Triplek, atau lebih dikenal di industri sebagai kayu lapis (plywood) atau multiplek, merupakan salah satu material konstruksi dan furnitur paling fundamental. Fleksibilitasnya, kekuatan strukturalnya, serta kemudahan pengerjaannya menjadikan triplek sebagai tulang punggung banyak proyek, mulai dari pembuatan kabinet dapur minimalis hingga kebutuhan bekisting dalam proyek infrastruktur besar. Namun, harga triplek bukanlah angka yang statis; ia bergerak dinamis, dipengaruhi oleh serangkaian faktor ekonomi, lingkungan, dan logistik yang kompleks.
Memahami struktur biaya triplek sangat penting bagi kontraktor, pengrajin mebel, maupun konsumen rumah tangga. Fluktuasi kecil pada harga bahan baku dapat menghasilkan perbedaan signifikan pada total anggaran proyek. Artikel panduan komprehensif ini akan mengupas tuntas seluk-beluk harga triplek di pasar Indonesia, mulai dari definisi jenis-jenis utama, faktor pendorong biaya, hingga strategi optimal untuk mendapatkan material dengan kualitas terbaik pada harga yang paling efisien.

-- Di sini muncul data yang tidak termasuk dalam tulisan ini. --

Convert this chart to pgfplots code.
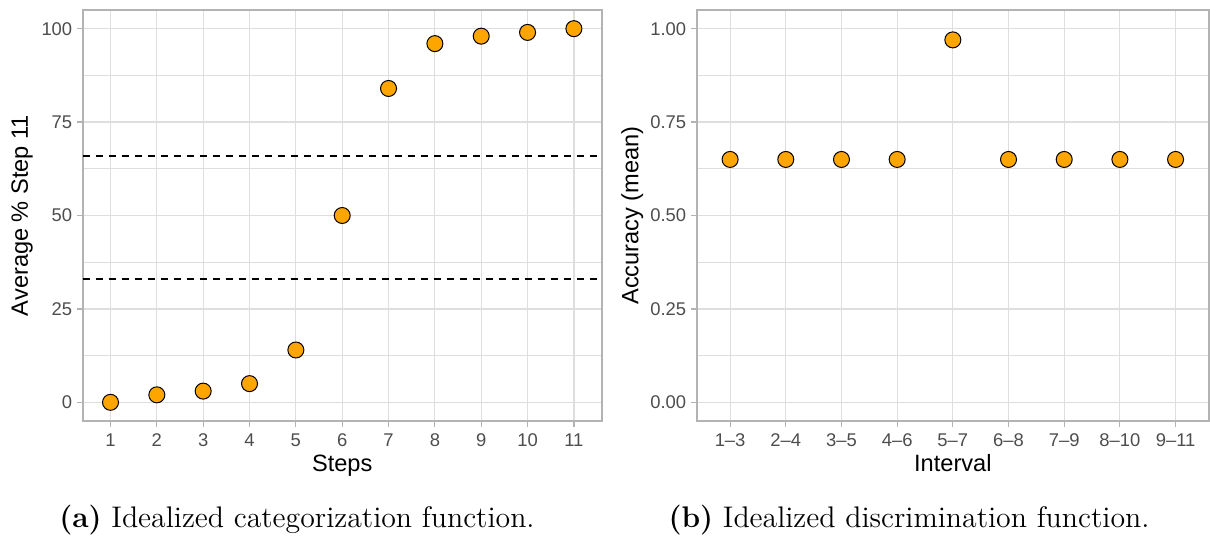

*Ilustrasi: Material kayu lapis (triplek) yang siap digunakan dalam konstruksi atau interior.
Secara umum, istilah ‘triplek’ seringkali digunakan untuk merujuk pada beberapa jenis papan olahan kayu. Meskipun demikian, dalam konteks industri, penting untuk membedakan antara jenis-jenis material ini karena perbedaan komposisi akan sangat menentukan harga, daya tahan, dan aplikasi penggunaannya.
Multiplek adalah definisi paling akurat dari triplek. Material ini dibuat dari lapisan-lapisan tipis kayu (veneer) yang disusun secara bersilangan dan direkatkan menggunakan tekanan tinggi serta perekat khusus. Susunan bersilangan inilah yang memberikan multiplek kekuatan superior, stabilitas dimensi yang tinggi, serta ketahanan yang lebih baik terhadap lenturan dan penyusutan dibandingkan kayu solid atau jenis papan olahan lainnya. Multiplek dianggap sebagai jenis triplek terkuat dan paling premium.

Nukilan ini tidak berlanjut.